The Wilders have lived in the subdivision for eight years. Lori said their children are older and are handling the situation OK; but other children are asking if it is safe to play outside, while others are scared and having nightmares.
“We feel really fortunate right now that we’re not dealing with a tragedy,” Lori Wilder said.
Another neighbor, Rick Blazer, asked for assurance from the Rod and Gun Club Board that the club wouldn’t open the range before meeting with the Cutter Park neighbors.
Mark Welch, president of the gun club board, told those attending Monday’s meeting that the board was concerned about everyone’s safety; and would keep the rifle and pistol range closed until further notice, pending the investigation.
He noted that a popular monthly event had been canceled Saturday, almost without notice.
Monday afternoon, Welch said that the club becomes very busy because they have sight-in days for hunters a couple of weeks before gun season opens on Nov. 15.
“It’s a busy couple of weeks,” he said. “We usually have extra safety people out there.”
Welch also explained to the group that the trap and skeet shooting areas are separate from the rifle and pistol range because they are located farther from the subdivision, and the guns have a much shorter range. This area has also been closed pending the investigation.
Gun club officials confirmed after the meeting that the skeet and trap ranges will re-open on Wednesday. The hours of operation are Wednesdays and Thursdays from 5-9 p.m., and Saturdays and Sundays from 9 a.m. to 3 p.m. The outdoor (rifle and pistol) ranges remain closed.

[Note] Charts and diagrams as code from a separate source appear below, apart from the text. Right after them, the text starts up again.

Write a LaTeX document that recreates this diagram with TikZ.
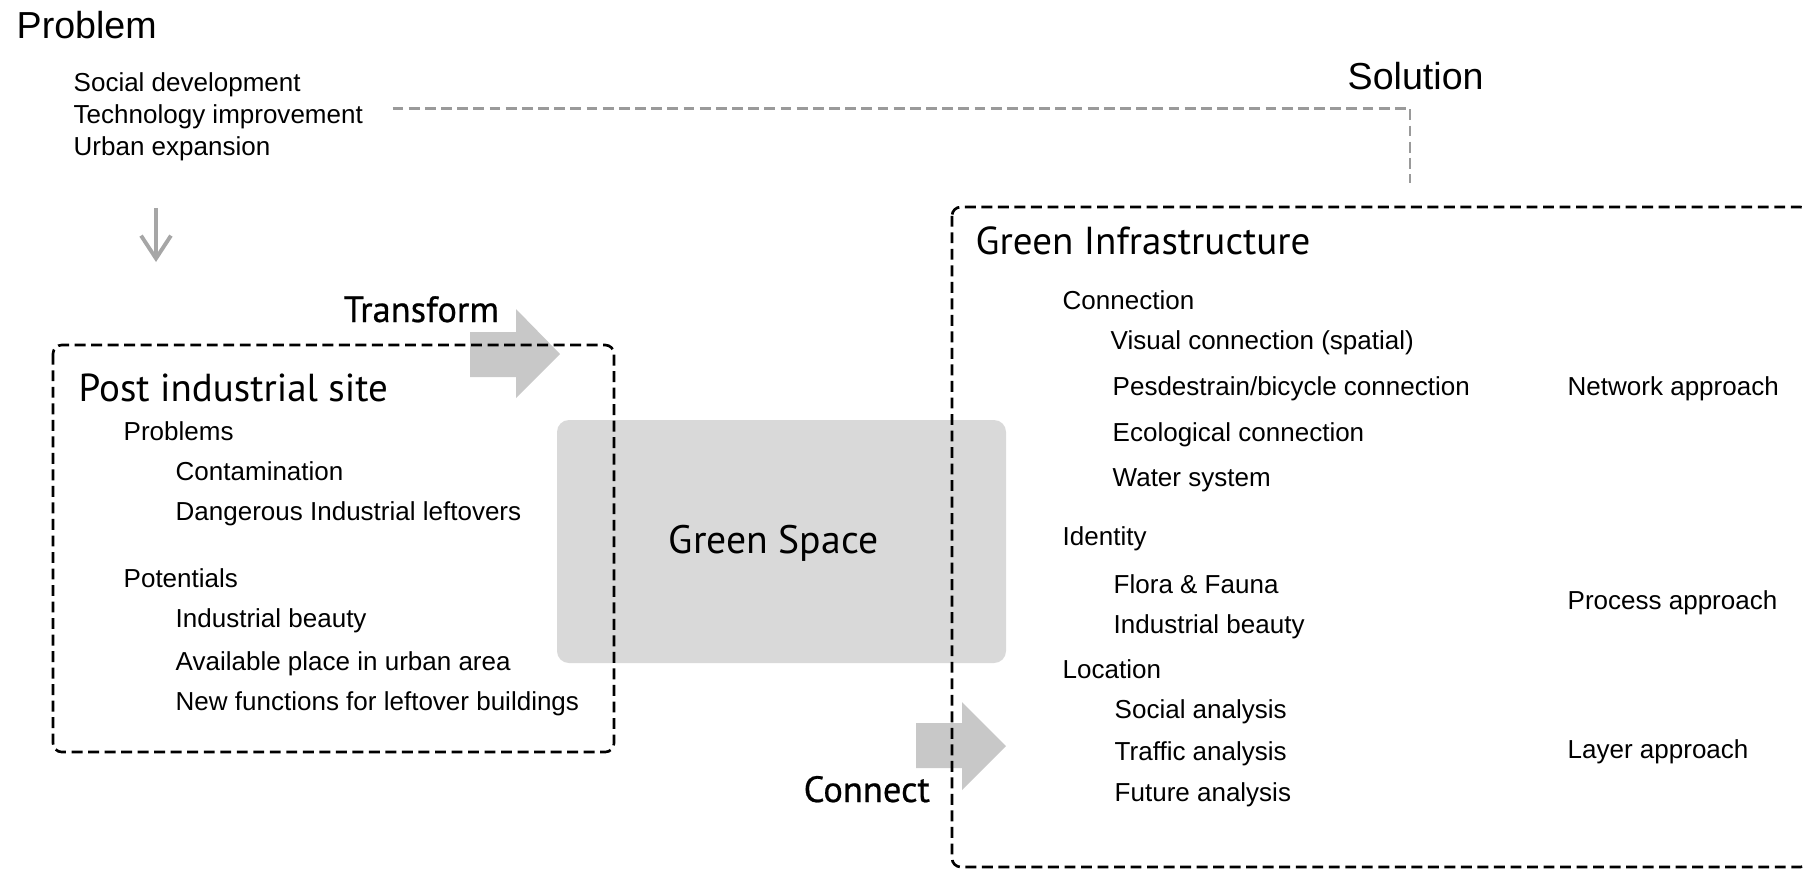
\documentclass[tikz,border=0pt]{standalone}
\usepackage{fontspec}
\setmainfont{Liberation Sans}
\newfontfamily\myriad{PT Sans}
\newfontfamily\myriadbold[FakeBold=0.6]{PT Sans}
\usetikzlibrary{arrows.meta}
\definecolor{spacegray}{HTML}{D9D9D9}
\definecolor{arrowgray}{HTML}{C8C8C8}
\definecolor{linkgray}{HTML}{9A9A9A}
\definecolor{downgray}{HTML}{A6A6A6}
\tikzset{
  item/.style={anchor=base west, inner sep=0pt, font=\fontsize{7.4}{9}\selectfont},
  bigitem/.style={anchor=base west, inner sep=0pt, font=\fontsize{10.7}{12}\selectfont},
  boxtitle/.style={anchor=base west, inner sep=0pt, font=\myriad\fontsize{11.1}{13}\selectfont},
  verb/.style={anchor=base west, inner sep=0pt, font=\myriadbold\fontsize{10.4}{12}\selectfont},
  dashbox/.style={draw=black, line width=0.75pt, dash pattern=on 3.1pt off 1.6pt, rounded corners=2.5pt},
  gaplink/.style={draw=linkgray, line width=0.7pt, dash pattern=on 3.1pt off 1.5pt},
  blockarrow/.style={fill=arrowgray},
}
\begin{document}
\begin{tikzpicture}[x=0.1mm, y=-0.1mm]
      \useasboundingbox (0,0) rectangle (1805,870);
      \draw
        (16,38) node[bigitem] (problem){Problem}
        (73,91) node[item] (social){Social development}
        (73,123) node[item] (tech){Technology improvement}
        (73,155) node[item] (urban){Urban expansion}
        (1347,89) node[bigitem] (solution){Solution};
      \draw
        (78,401) node[boxtitle] (post){Post industrial site}
        (123,440) node[item] (probs){Problems}
        (175,480) node[item] (contam){Contamination}
        (175,520) node[item] (danger){Dangerous Industrial leftovers}
        (123,587) node[item] (potent){Potentials}
        (175,627) node[item] (beauty){Industrial beauty}
        (175,670) node[item] (avail){Available place in urban area}
        (175,710) node[item] (newfunc){New functions for leftover buildings};
      \fill[blockarrow] (470,332) -- (516,332) -- (516,309) -- (560,354)
        -- (516,398) -- (516,377) -- (470,377) -- cycle;
      \fill[blockarrow] (916,723) -- (962,723) -- (962,702) -- (1006,746)
        -- (962,790) -- (962,768) -- (916,768) -- cycle;
      \node[fill=spacegray, rounded corners=3.4pt, minimum width=44.9mm,
        minimum height=24.3mm,
        label={[xshift=-0.8mm, yshift=-0.2mm, font=\myriad\fontsize{11.3}{13}\selectfont]center:Green Space}]
        (gspace) at (781.5,541.5) {};
      \draw
        (343,322) node[verb] (transform){Transform}
        (803,802) node[verb] (connect){Connect};
      \draw
        (975,254) node[boxtitle] (gi){Green Infrastructure}
        (1062,309) node[item] (conn){Connection}
        (1110,349) node[item] (visual){Visual connection (spatial)}
        (1112,395) node[item] (pedbike){Pesdestrain/bicycle connection}
        (1112,441) node[item] (eco){Ecological connection}
        (1112,486) node[item] (water){Water system}
        (1062,545) node[item] (ident){Identity}
        (1113,593) node[item] (flora){Flora \& Fauna}
        (1113,633) node[item] (indbeauty){Industrial beauty}
        (1062,678) node[item] (loc){Location}
        (1114,718) node[item] (socan){Social analysis}
        (1114,760) node[item] (traffic){Traffic analysis}
        (1114,801) node[item] (future){Future analysis}
        (1567,395) node[item] (network){Network approach}
        (1567,609) node[item] (process){Process approach}
        (1567,758) node[item] (layer){Layer approach};
      \draw[dashbox] (53,345) rectangle (614,752);
      \draw[dashbox] (952,207) rectangle (1809,867);
      \coordinate (solend) at (1410,183);
      \coordinate (downtop) at (156,208);
      \coordinate (downtip) at (156,262);
      \begin{scope}[-]
        \draw[gaplink] ([shift={(29,-8)}]tech.east) -| (solend);
        \draw[downgray, line width=1.1pt, -{Straight Barb[length=6.5pt,width=8.5pt]}]
          (downtop) -- (downtip);
      \end{scope}
    \end{tikzpicture}
\end{document}
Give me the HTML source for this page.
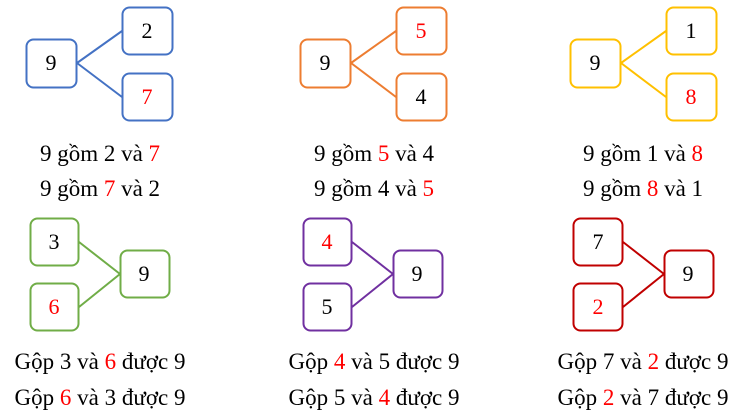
<!DOCTYPE html>
<html><head><meta charset="utf-8"><style>
html,body{margin:0;padding:0;background:#fff;}
svg{display:block;}
text{font-family:"Liberation Serif",serif;}
</style></head><body>
<svg width="744" height="416" viewBox="0 0 744 416" xmlns="http://www.w3.org/2000/svg">
<g fill="none" stroke-width="2">
<g stroke="#4472C4">
<rect x="26.5" y="39.5" width="50" height="48" rx="7"/>
<rect x="122.5" y="7.5" width="50" height="47" rx="7"/>
<rect x="122.5" y="73.5" width="50" height="47" rx="7"/>
<path d="M77 63 L122 31 M77 63 L122 97"/>
</g>
<g stroke="#ED7D31">
<rect x="300.5" y="39.5" width="50" height="48" rx="7"/>
<rect x="396.5" y="7.5" width="50" height="47" rx="7"/>
<rect x="396.5" y="73.5" width="50" height="47" rx="7"/>
<path d="M351 63 L396 31 M351 63 L396 97"/>
</g>
<g stroke="#FFC000">
<rect x="570.5" y="39.5" width="50" height="48" rx="7"/>
<rect x="666.5" y="7.5" width="50" height="47" rx="7"/>
<rect x="666.5" y="73.5" width="50" height="47" rx="7"/>
<path d="M621 63 L666 31 M621 63 L666 97"/>
</g>
<g stroke="#70AD47">
<rect x="30.5" y="218.5" width="48" height="47" rx="7"/>
<rect x="30.5" y="283.5" width="48" height="47" rx="7"/>
<rect x="120.5" y="250.5" width="49" height="47" rx="7"/>
<path d="M79 242 L120 274 M79 307 L120 274"/>
</g>
<g stroke="#7030A0">
<rect x="303.5" y="218.5" width="48" height="47" rx="7"/>
<rect x="303.5" y="283.5" width="48" height="47" rx="7"/>
<rect x="393.5" y="250.5" width="49" height="47" rx="7"/>
<path d="M352 242 L393 274 M352 307 L393 274"/>
</g>
<g stroke="#C00000">
<rect x="573.5" y="218.5" width="49" height="47" rx="7"/>
<rect x="573.5" y="283.5" width="49" height="47" rx="7"/>
<rect x="664.5" y="250.5" width="49" height="47" rx="7"/>
<path d="M623 242 L664 274 M623 307 L664 274"/>
</g>
</g>
<g font-size="22" text-anchor="middle" fill="#000">
<text x="51" y="70">9</text><text x="147" y="38">2</text><text x="147" y="104" fill="#f00">7</text>
<text x="325" y="70">9</text><text x="421" y="38" fill="#f00">5</text><text x="421" y="104">4</text>
<text x="595" y="70">9</text><text x="691" y="38">1</text><text x="691" y="104" fill="#f00">8</text>
<text x="54" y="249">3</text><text x="54" y="314" fill="#f00">6</text><text x="144" y="281">9</text>
<text x="327" y="249" fill="#f00">4</text><text x="327" y="314">5</text><text x="417" y="281">9</text>
<text x="598" y="249">7</text><text x="598" y="314" fill="#f00">2</text><text x="688" y="281">9</text>
</g>
<g font-size="23" text-anchor="middle" fill="#000">
<text x="100" y="161">9 gồm 2 và <tspan fill="#f00">7</tspan></text>
<text x="100" y="196">9 gồm <tspan fill="#f00">7</tspan> và 2</text>
<text x="374" y="161">9 gồm <tspan fill="#f00">5</tspan> và 4</text>
<text x="374" y="196">9 gồm 4 và <tspan fill="#f00">5</tspan></text>
<text x="643" y="161">9 gồm 1 và <tspan fill="#f00">8</tspan></text>
<text x="643" y="196">9 gồm <tspan fill="#f00">8</tspan> và 1</text>
<text x="100" y="369">Gộp 3 và <tspan fill="#f00">6</tspan> được 9</text>
<text x="100" y="405">Gộp <tspan fill="#f00">6</tspan> và 3 được 9</text>
<text x="374" y="369">Gộp <tspan fill="#f00">4</tspan> và 5 được 9</text>
<text x="374" y="405">Gộp 5 và <tspan fill="#f00">4</tspan> được 9</text>
<text x="643" y="369">Gộp 7 và <tspan fill="#f00">2</tspan> được 9</text>
<text x="643" y="405">Gộp <tspan fill="#f00">2</tspan> và 7 được 9</text>
</g>
</svg>
</body></html>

The board was asked if any modifications had been made to the club since the ranges were constructed.
Welch said several modifications had been made to the facilities since the range was built in the late 1960s to early 1970s.
Board member Ethan Barnett said the most recent improvement had been a grading of the rifle range so that the target was 7 feet lower than where the shooters were standing.
Barnett noted this was not in response to any specific incident, but to make things safer.
At the end of the meeting, Jeremey Wilder said: “Personally I would like to see the outdoor rifle and pistol range enclosed or moved to a different location.”
Welch said the board would review the reports before making any determination on what needed to be done.
“While we used to be in splendid isolation, that is no longer the case,” Welch said about the gun club’s location near the subdivision.
Construction for the Cutter Park subdivision began about 12 years ago.
The gun club is on 160th Avenue, off Ferris Street. The Cutter Park subdivision is about a half-mile to the east, located between Ferris and Lincoln streets.